The story progresses with Bob Wilton (McGregor) following Lyn on a mission that he says he is on, while along the way Lyn entertains Bob's curiosity about the First Earth Battalion which we as as an audience see as flashbacks involving Bill Django (Jeff Bridges) and his hippie-esque ideals that produced his zany training methods and his group of remote viewers, a.k.a. psychic spies, a.k.a Jedi Knights.
The confidence that Clooney's character has in his supposed super powers, and his many deceptive attempts to prove that he has them, is in my opinion, one of the funniest things in the film. McGregor's character counters Clooney's enthusiasm with concern about their journey, and by fretting over whether or not his traveling partner is completely nuts. The dynamic was great, and the two of them kept me laughing even when their joke was long over. But, then again, I am a fan of Clooney's comedy, and especially of O Brother Where Art Thou, and Burn After Reading. It honestly doesn't get much better for me than those two bundles of comedic joy.
With that said, this movie may not be quite so hilarious to another as it was to me. To enjoy it, one cannot expect some sort of commentary out of its Iraq War subject matter, and one cannot think too much about where the story is heading. All you need to do as an audience member is enjoy the ride! If you do indeed get to the end of this film without seeing the humor, then first of all, I pity you, and second of all... it's based on fact! That in and of itself is the biggest joke in the film.
Here's my watered down rendition of the facts: Due to the U.S. learning that other countries were experimenting with ESP and psychic research to be used in warfare, our government actually funded many such projects throughout the WWII years until the 1990s when the projects were terminated due to lack of results and value to the intelligence community. One of their objectives was remote viewing, wherein the link to the film lies.

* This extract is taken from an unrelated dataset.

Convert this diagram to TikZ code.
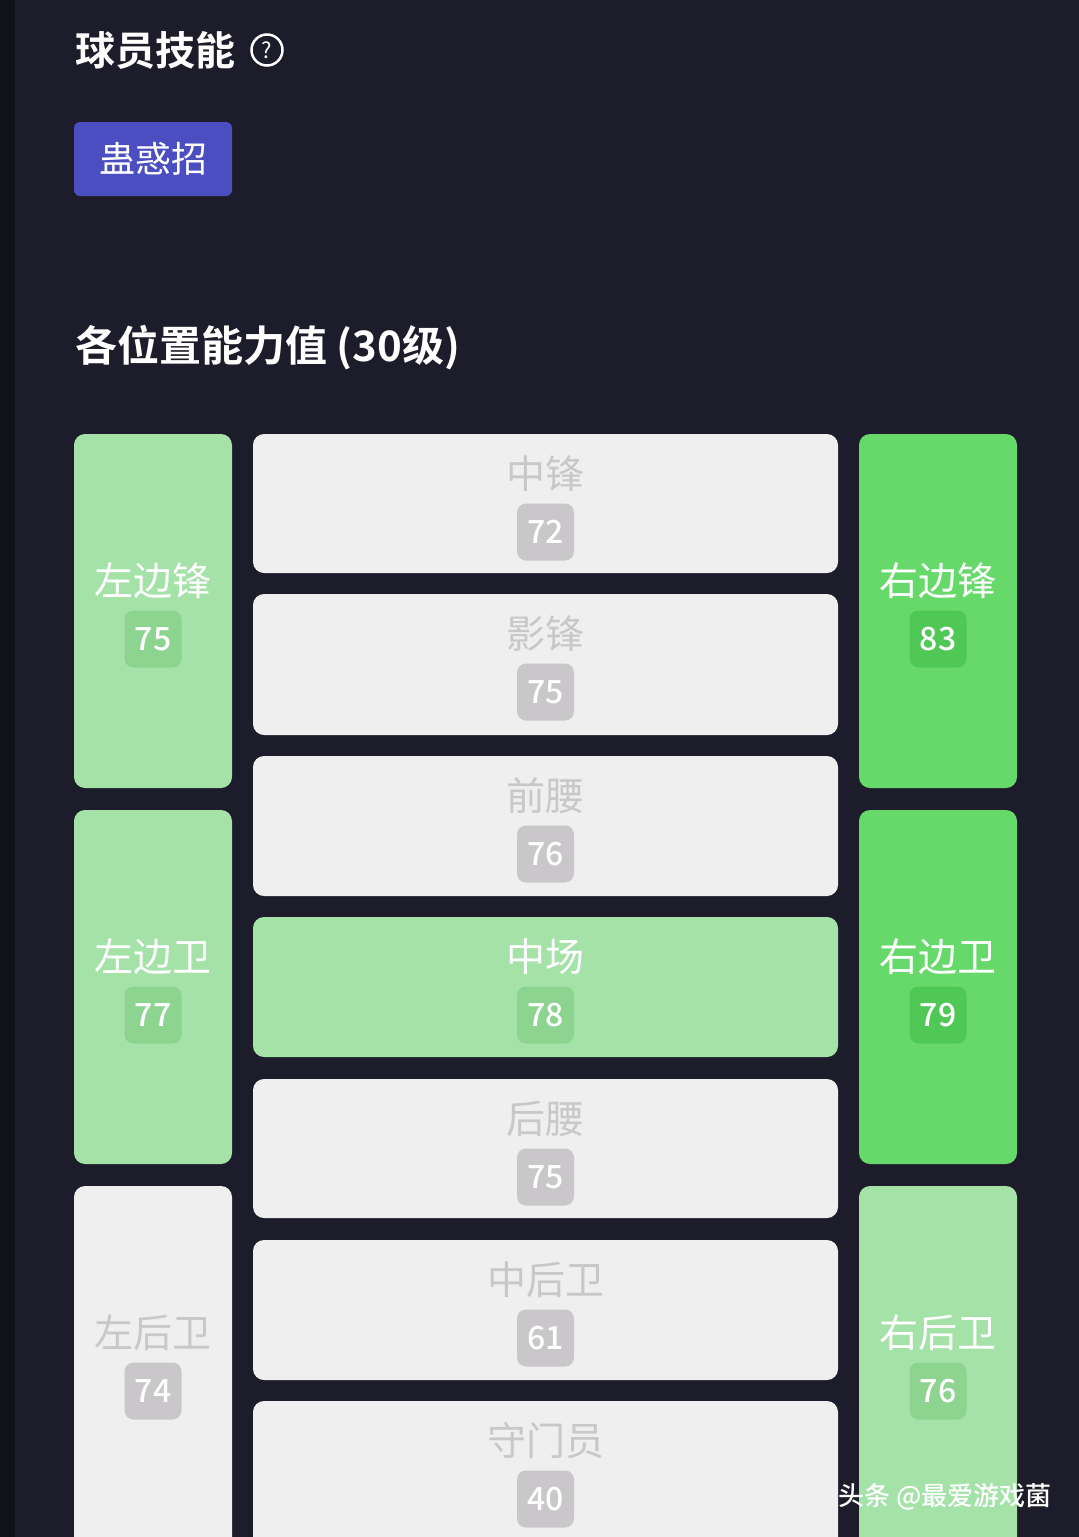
\documentclass[tikz,border=0pt]{standalone}
\usepackage{fontspec}
\setmainfont{Noto Sans CJK SC}
\newfontfamily\cjkb{Noto Sans CJK SC Bold}
\newfontfamily\cjkm{Noto Sans CJK SC Medium}
\definecolor{bg}{HTML}{1C1C2A}
\definecolor{strip}{HTML}{111119}
\definecolor{btn}{HTML}{4A4EC0}
\definecolor{lgray}{HTML}{EFEFEF}
\definecolor{gtext}{HTML}{C8C8C8}
\definecolor{gbadge}{HTML}{C9C7C9}
\definecolor{lgreen}{HTML}{A5E2A8}
\definecolor{lgbadge}{HTML}{8CD48F}
\definecolor{bgreen}{HTML}{66D96A}
\definecolor{bgbadge}{HTML}{4FC855}
\tikzset{
 cell/.style={rounded corners=11pt},
 nm/.style={font=\fontsize{39}{42}\selectfont, inner sep=0pt},
 badge/.style={rounded corners=9pt, minimum width=57pt, minimum height=57pt, inner sep=0pt, font=\cjkm\fontsize{32}{36}\selectfont, text=white},
}
\begin{document}
\begin{tikzpicture}[x=1pt,y=1pt]
\fill[bg] (0,0) rectangle (1079,-1537);
\fill[strip] (0,0) rectangle (15,-1537);
\useasboundingbox (0,0) rectangle (1079,-1537);
\node[anchor=west,text=white,inner sep=0pt,font=\cjkb\fontsize{40}{44}\selectfont] (title) at (75,-50) {球员技能};
\node[draw=white,line width=2.5pt,circle,minimum size=31pt,inner sep=0pt,text=white,font=\fontsize{22}{24}\selectfont] (q) at (267,-50) {?};
\fill[btn,rounded corners=6pt] (74,-122) rectangle (232,-196);
\node[text=white,font=\fontsize{36}{40}\selectfont] (btn) at (153,-159) {蛊惑招};
\node[anchor=west,text=white,inner sep=0pt,font=\cjkb\fontsize{42}{46}\selectfont] (t2) at (75,-348) {各位置能力值 (30级)};
\def\cellA#1#2#3#4#5#6#7#8#9{%
 \fill[#5,cell] (#1,-#2) rectangle (#3,-#4);
 \node[nm,text=#6] at ({(#1+#3)/2},{-#2-#9}) {#7};
 \node[badge,fill=#8] at ({(#1+#3)/2},{-#2-#9-58}) {\cellnum};}
\def\cellnum{75}\cellA{74}{434}{232}{788}{lgreen}{white}{左边锋}{lgbadge}{147}
\def\cellnum{77}\cellA{74}{810}{232}{1164}{lgreen}{white}{左边卫}{lgbadge}{147}
\def\cellnum{74}\cellA{74}{1186}{232}{1550}{lgray}{gtext}{左后卫}{gbadge}{147}
\def\cellnum{83}\cellA{859}{434}{1017}{788}{bgreen}{white}{右边锋}{bgbadge}{147}
\def\cellnum{79}\cellA{859}{810}{1017}{1164}{bgreen}{white}{右边卫}{bgbadge}{147}
\def\cellnum{76}\cellA{859}{1186}{1017}{1550}{lgreen}{white}{右后卫}{lgbadge}{147}
\def\cellnum{72}\cellA{253}{434}{838}{573}{lgray}{gtext}{中锋}{gbadge}{40}
\def\cellnum{75}\cellA{253}{594}{838}{735}{lgray}{gtext}{影锋}{gbadge}{40}
\def\cellnum{76}\cellA{253}{756}{838}{896}{lgray}{gtext}{前腰}{gbadge}{40}
\def\cellnum{78}\cellA{253}{917}{838}{1057}{lgreen}{white}{中场}{lgbadge}{40}
\def\cellnum{75}\cellA{253}{1079}{838}{1218}{lgray}{gtext}{后腰}{gbadge}{40}
\def\cellnum{61}\cellA{253}{1240}{838}{1380}{lgray}{gtext}{中后卫}{gbadge}{40}
\def\cellnum{40}\cellA{253}{1401}{838}{1550}{lgray}{gtext}{守门员}{gbadge}{40}
\node[anchor=east,text=white,inner sep=0pt,font=\cjkm\fontsize{26}{30}\selectfont] (wm) at (1052,-1497) {头条 @最爱游戏菌};
\end{tikzpicture}
\end{document}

All in all, this R-rated flick directed by Grant Heslov is a good film overall, but not great. The disjointed story style was fine with me, but it may irk others. Drug refrences were plentiful, and the bit of brief nudity we see seems to exist only for the sake of an easy laugh. I plan on reading the book when I can so that I may look further into the differences between it and the film, and between the book and the government's actual dealings with psychic research and LSD-induced mind control. It's a fascinating part of our nation's history (if you're as interested in all things bizarre as I am), and I hope that watching The Men Who Stare at Goats will not only give you a chuckle, but will open your eyes up a little wider to the fact that truth is often stranger than fiction! And by strange, I mean really strange!